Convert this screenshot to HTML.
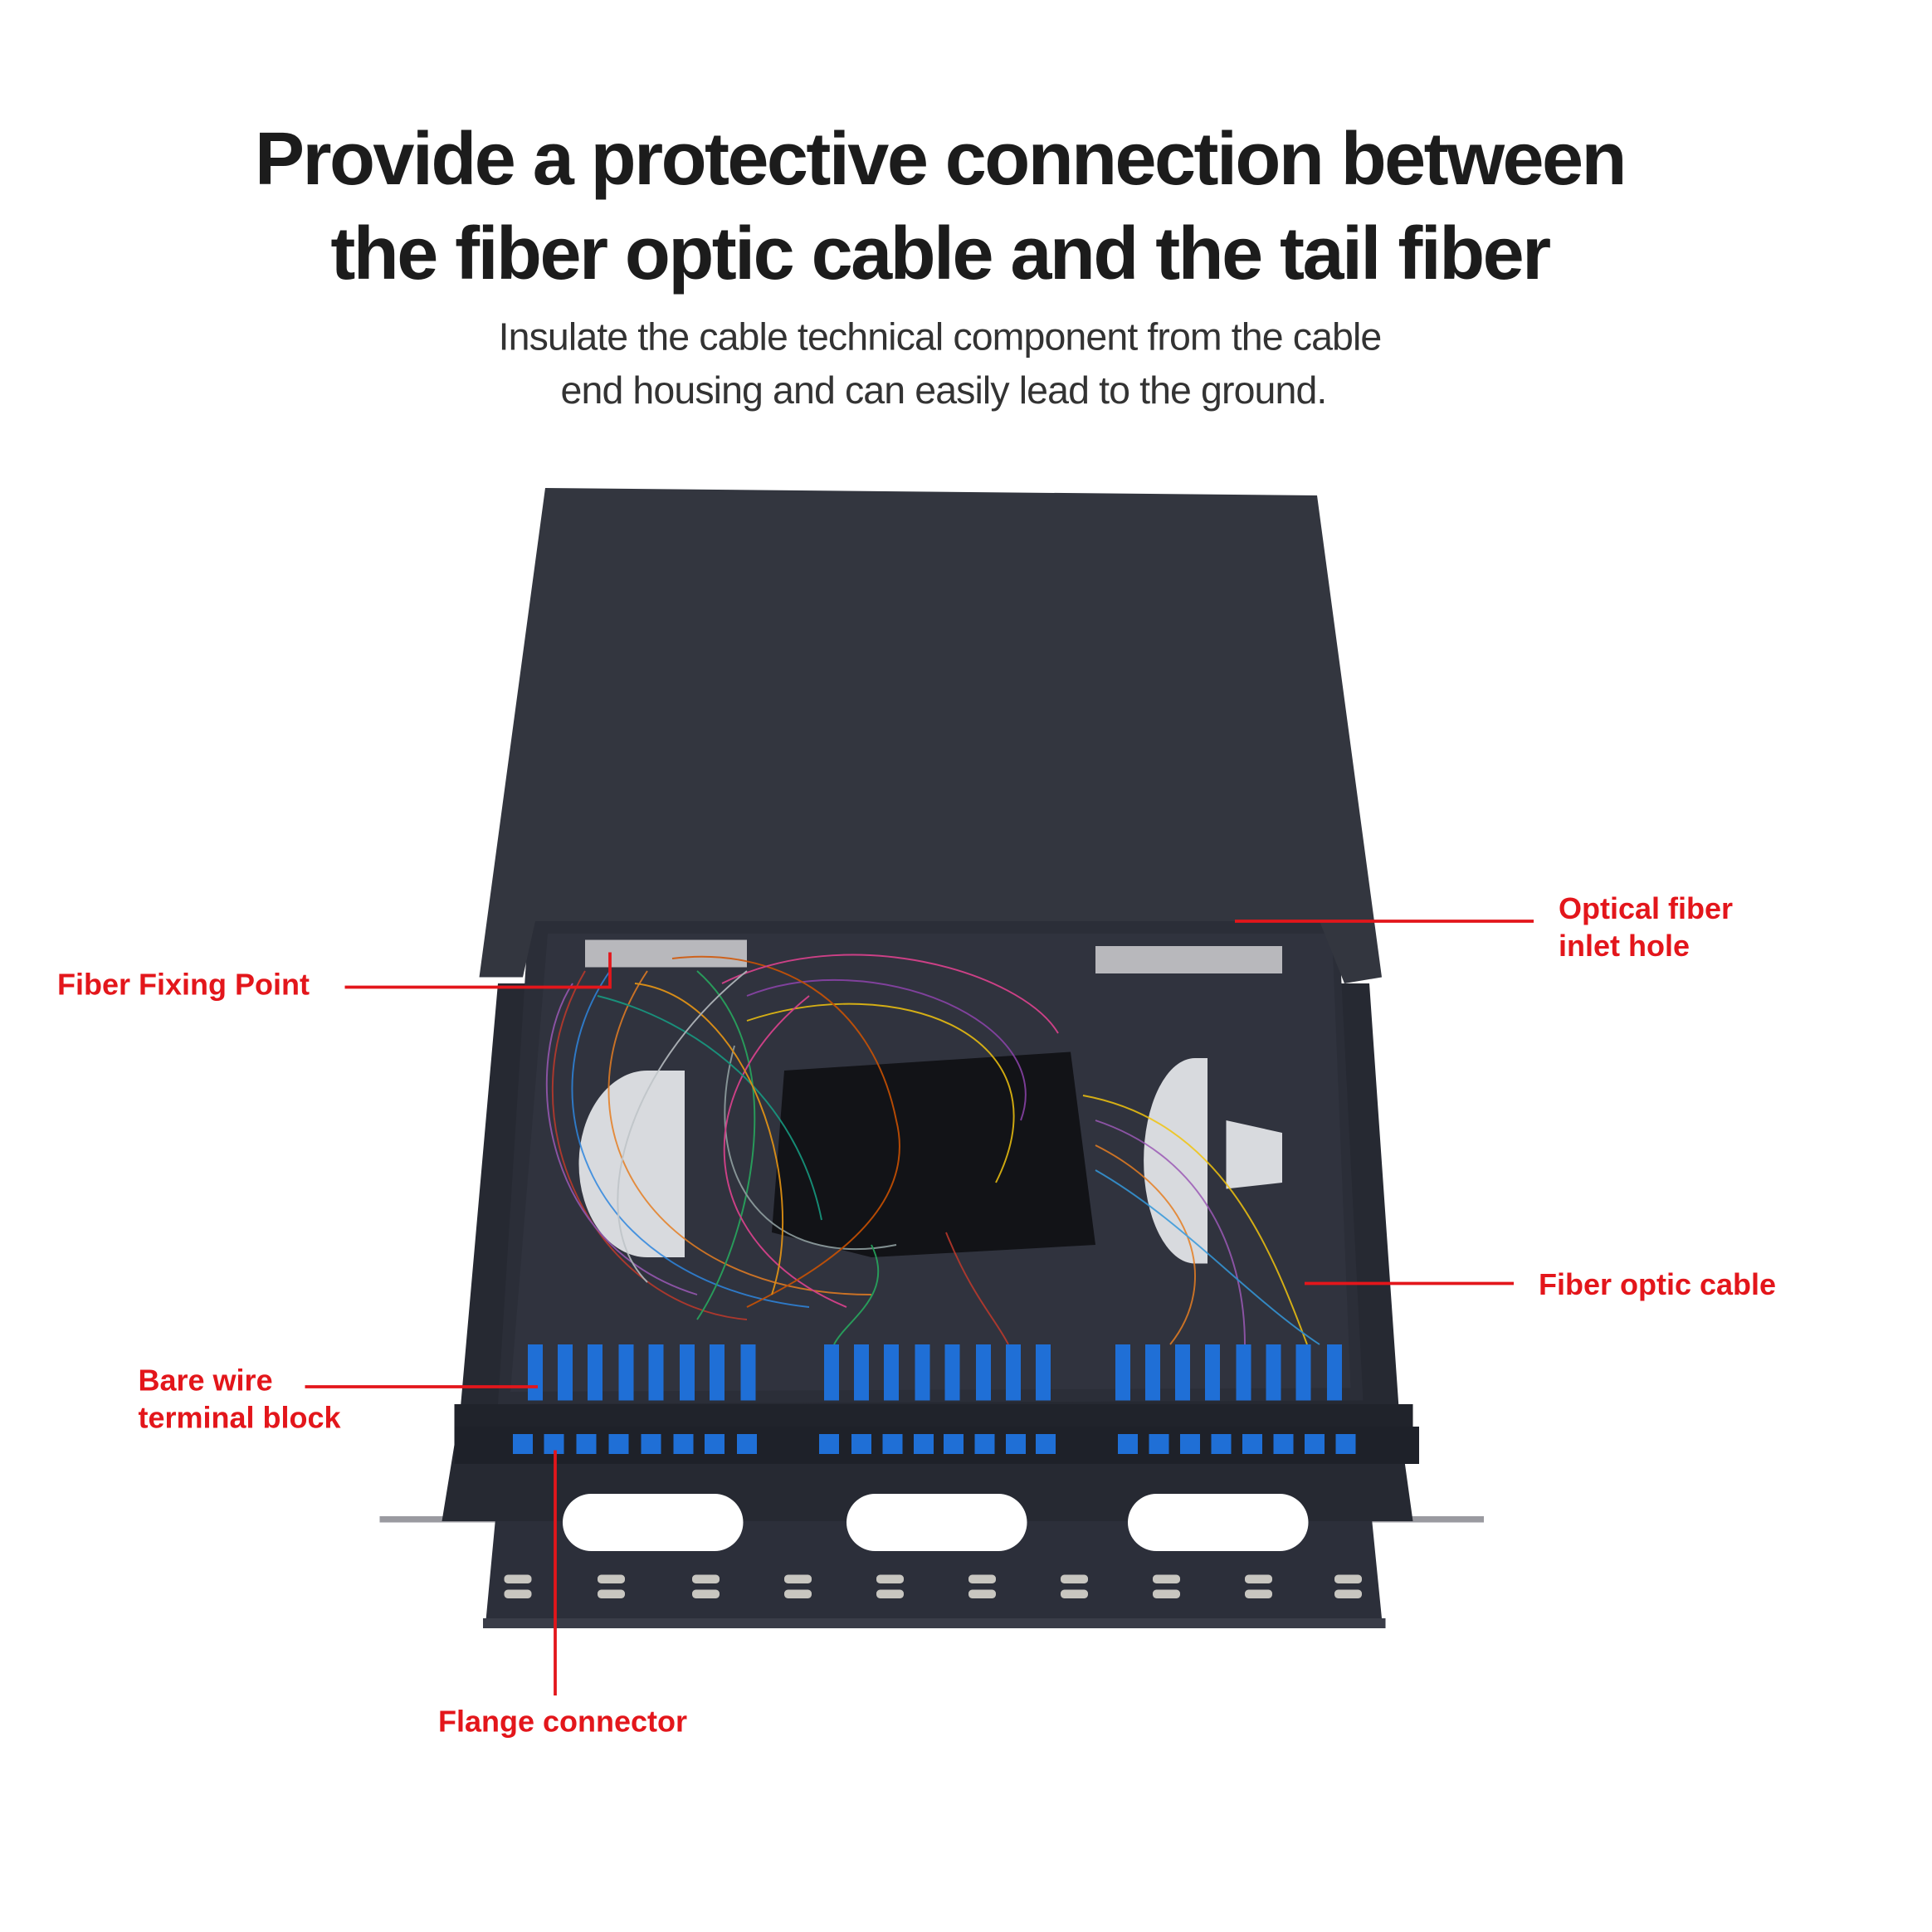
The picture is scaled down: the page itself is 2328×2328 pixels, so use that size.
<!DOCTYPE html>
<html><head><style>
html,body{margin:0;padding:0;background:#fff;}
svg{display:block;}
</style></head><body>
<svg width="2328" height="2328" viewBox="0 0 1552 1552" xmlns="http://www.w3.org/2000/svg">
<rect width="1552" height="1552" fill="#fff"/>
<g font-family="Liberation Sans, sans-serif" text-anchor="middle" fill="#1c1c1c">
<text x="755" y="148" font-size="60" font-weight="bold" letter-spacing="-1.7">Provide a protective connection between</text>
<text x="755" y="224" font-size="60" font-weight="bold" letter-spacing="-1.7">the fiber optic cable and the tail fiber</text>
<text x="755" y="281" font-size="31" fill="#333" letter-spacing="-0.6">Insulate the cable technical component from the cable</text>
<text x="758" y="324" font-size="31" fill="#333" letter-spacing="-0.6">end housing and can easily lead to the ground.</text>
</g>
<rect x="305" y="1218" width="887" height="5" fill="#9a9aa0"/>
<polygon points="398,1220 1102,1220 1110,1300 390,1305" fill="#2c2f3a"/>
<rect x="388" y="1300" width="725" height="8" fill="#3a3d48"/>
<polygon points="400,790 1100,790 1125,1150 1135,1222 355,1222 370,1130" fill="#262932"/>
<polygon points="425,735 1075,738 1095,1125 400,1128" fill="#2b2e38"/>
<polygon points="440,750 1070,750 1085,1115 410,1118" fill="#30333e"/>
<polygon points="438,392 1058,398 1110,785 1080,790 1060,740 430,740 420,785 385,785" fill="#33363f"/>
<rect x="365" y="1128" width="770" height="20" fill="#20232b"/>
<rect x="365" y="1146" width="775" height="30" fill="#1e2129"/>
<rect x="452" y="1200" width="145" height="46" rx="23" fill="#fff"/>
<rect x="680" y="1200" width="145" height="46" rx="23" fill="#fff"/>
<rect x="906" y="1200" width="145" height="46" rx="23" fill="#fff"/>
<g fill="#c8c6c0">
<rect x="405" y="1265" width="22" height="7" rx="3"/><rect x="405" y="1277" width="22" height="7" rx="3"/>
<rect x="480" y="1265" width="22" height="7" rx="3"/><rect x="480" y="1277" width="22" height="7" rx="3"/>
<rect x="556" y="1265" width="22" height="7" rx="3"/><rect x="556" y="1277" width="22" height="7" rx="3"/>
<rect x="630" y="1265" width="22" height="7" rx="3"/><rect x="630" y="1277" width="22" height="7" rx="3"/>
<rect x="704" y="1265" width="22" height="7" rx="3"/><rect x="704" y="1277" width="22" height="7" rx="3"/>
<rect x="778" y="1265" width="22" height="7" rx="3"/><rect x="778" y="1277" width="22" height="7" rx="3"/>
<rect x="852" y="1265" width="22" height="7" rx="3"/><rect x="852" y="1277" width="22" height="7" rx="3"/>
<rect x="926" y="1265" width="22" height="7" rx="3"/><rect x="926" y="1277" width="22" height="7" rx="3"/>
<rect x="1000" y="1265" width="22" height="7" rx="3"/><rect x="1000" y="1277" width="22" height="7" rx="3"/>
<rect x="1072" y="1265" width="22" height="7" rx="3"/><rect x="1072" y="1277" width="22" height="7" rx="3"/>
</g>
<polygon points="630,860 860,845 880,1000 700,1010 620,990" fill="#121317"/>
<path d="M520,860 a55,75 0 0 0 0,150 l30,0 l0,-150z" fill="#d8dade"/>
<path d="M960,850 a40,80 0 0 0 0,165 l10,0 l0,-165z" fill="#d8dade"/>
<path d="M985,900 l45,10 l0,40 l-45,5z" fill="#d8dade"/>
<rect x="470" y="755" width="130" height="22" fill="#b8b8bc"/>
<rect x="880" y="760" width="150" height="22" fill="#b8b8bc"/>
<g fill="none" stroke-width="1.3" opacity="0.85">
<path d="M470,780 C400,900 480,1050 600,1060" stroke="#c0392b"/>
<path d="M490,780 C420,880 470,1030 650,1050" stroke="#2e86de"/>
<path d="M520,780 C440,900 520,1040 700,1040" stroke="#e67e22"/>
<path d="M560,780 C640,850 600,1000 560,1060" stroke="#27ae60"/>
<path d="M600,800 C700,760 850,820 820,900" stroke="#8e44ad"/>
<path d="M600,820 C720,780 860,830 800,950" stroke="#f1c40f"/>
<path d="M590,840 C560,950 620,1020 720,1000" stroke="#95a5a6"/>
<path d="M650,800 C550,880 560,1000 680,1050" stroke="#e84393"/>
<path d="M460,790 C420,850 430,1000 560,1040" stroke="#9b59b6"/>
<path d="M540,770 C620,760 700,800 720,900 C740,980 640,1030 600,1050" stroke="#d35400"/>
<path d="M580,790 C680,740 820,780 850,830" stroke="#e84393"/>
<path d="M480,800 C560,820 640,880 660,980" stroke="#16a085"/>
<path d="M510,790 C600,800 650,950 620,1040" stroke="#f39c12"/>
<path d="M600,780 C500,860 470,980 520,1030" stroke="#bdc3c7"/>
<path d="M870,880 C980,900 1020,1000 1050,1080" stroke="#f1c40f"/>
<path d="M880,900 C970,930 1000,1010 1000,1080" stroke="#9b59b6"/>
<path d="M880,920 C960,960 980,1030 940,1080" stroke="#e67e22"/>
<path d="M880,940 C950,980 1000,1040 1060,1080" stroke="#3498db"/>
<path d="M700,1000 C720,1040 680,1060 670,1080" stroke="#27ae60"/>
<path d="M760,990 C780,1040 800,1060 810,1080" stroke="#c0392b"/>
</g>
<g fill="#1f6fd6">
<rect x="424" y="1080" width="12" height="45"/><rect x="448" y="1080" width="12" height="45"/><rect x="472" y="1080" width="12" height="45"/><rect x="497" y="1080" width="12" height="45"/><rect x="521" y="1080" width="12" height="45"/><rect x="546" y="1080" width="12" height="45"/><rect x="570" y="1080" width="12" height="45"/><rect x="595" y="1080" width="12" height="45"/>
<rect x="662" y="1080" width="12" height="45"/><rect x="686" y="1080" width="12" height="45"/><rect x="710" y="1080" width="12" height="45"/><rect x="735" y="1080" width="12" height="45"/><rect x="759" y="1080" width="12" height="45"/><rect x="784" y="1080" width="12" height="45"/><rect x="808" y="1080" width="12" height="45"/><rect x="832" y="1080" width="12" height="45"/>
<rect x="896" y="1080" width="12" height="45"/><rect x="920" y="1080" width="12" height="45"/><rect x="944" y="1080" width="12" height="45"/><rect x="968" y="1080" width="12" height="45"/><rect x="993" y="1080" width="12" height="45"/><rect x="1017" y="1080" width="12" height="45"/><rect x="1041" y="1080" width="12" height="45"/><rect x="1066" y="1080" width="12" height="45"/>
<rect x="412" y="1152" width="16" height="16"/><rect x="437" y="1152" width="16" height="16"/><rect x="463" y="1152" width="16" height="16"/><rect x="489" y="1152" width="16" height="16"/><rect x="515" y="1152" width="16" height="16"/><rect x="541" y="1152" width="16" height="16"/><rect x="566" y="1152" width="16" height="16"/><rect x="592" y="1152" width="16" height="16"/>
<rect x="658" y="1152" width="16" height="16"/><rect x="684" y="1152" width="16" height="16"/><rect x="709" y="1152" width="16" height="16"/><rect x="734" y="1152" width="16" height="16"/><rect x="758" y="1152" width="16" height="16"/><rect x="783" y="1152" width="16" height="16"/><rect x="808" y="1152" width="16" height="16"/><rect x="832" y="1152" width="16" height="16"/>
<rect x="898" y="1152" width="16" height="16"/><rect x="923" y="1152" width="16" height="16"/><rect x="948" y="1152" width="16" height="16"/><rect x="973" y="1152" width="16" height="16"/><rect x="998" y="1152" width="16" height="16"/><rect x="1023" y="1152" width="16" height="16"/><rect x="1048" y="1152" width="16" height="16"/><rect x="1073" y="1152" width="16" height="16"/>
</g>
<g stroke="#e3161b" stroke-width="2.5" fill="none">
<line x1="992" y1="740" x2="1232" y2="740"/>
<path d="M277,793 L490,793 L490,765"/>
<line x1="1048" y1="1031" x2="1216" y2="1031"/>
<line x1="245" y1="1114" x2="432" y2="1114"/>
<line x1="446" y1="1165" x2="446" y2="1362"/>
</g>
<g font-family="Liberation Sans, sans-serif" font-weight="bold" font-size="24" fill="#e3161b">
<text x="1252" y="738">Optical fiber</text>
<text x="1252" y="768">inlet hole</text>
<text x="46" y="799">Fiber Fixing Point</text>
<text x="1236" y="1040">Fiber optic cable</text>
<text x="111" y="1117">Bare wire</text>
<text x="111" y="1147">terminal block</text>
<text x="352" y="1391">Flange connector</text>
</g>
</svg>
</body></html>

WHAT YOU SHOULD DO
Whichever lines contain the string "size", select and copy them.

SOLUTION TO THIS EXERCISE
The picture is scaled down: the page itself is 2328×2328 pixels, so use that size.
<text x="755" y="148" font-size="60" font-weight="bold" letter-spacing="-1.7">Provide a protective connection between</text>
<text x="755" y="224" font-size="60" font-weight="bold" letter-spacing="-1.7">the fiber optic cable and the tail fiber</text>
<text x="755" y="281" font-size="31" fill="#333" letter-spacing="-0.6">Insulate the cable technical component from the cable</text>
<text x="758" y="324" font-size="31" fill="#333" letter-spacing="-0.6">end housing and can easily lead to the ground.</text>
<g font-family="Liberation Sans, sans-serif" font-weight="bold" font-size="24" fill="#e3161b">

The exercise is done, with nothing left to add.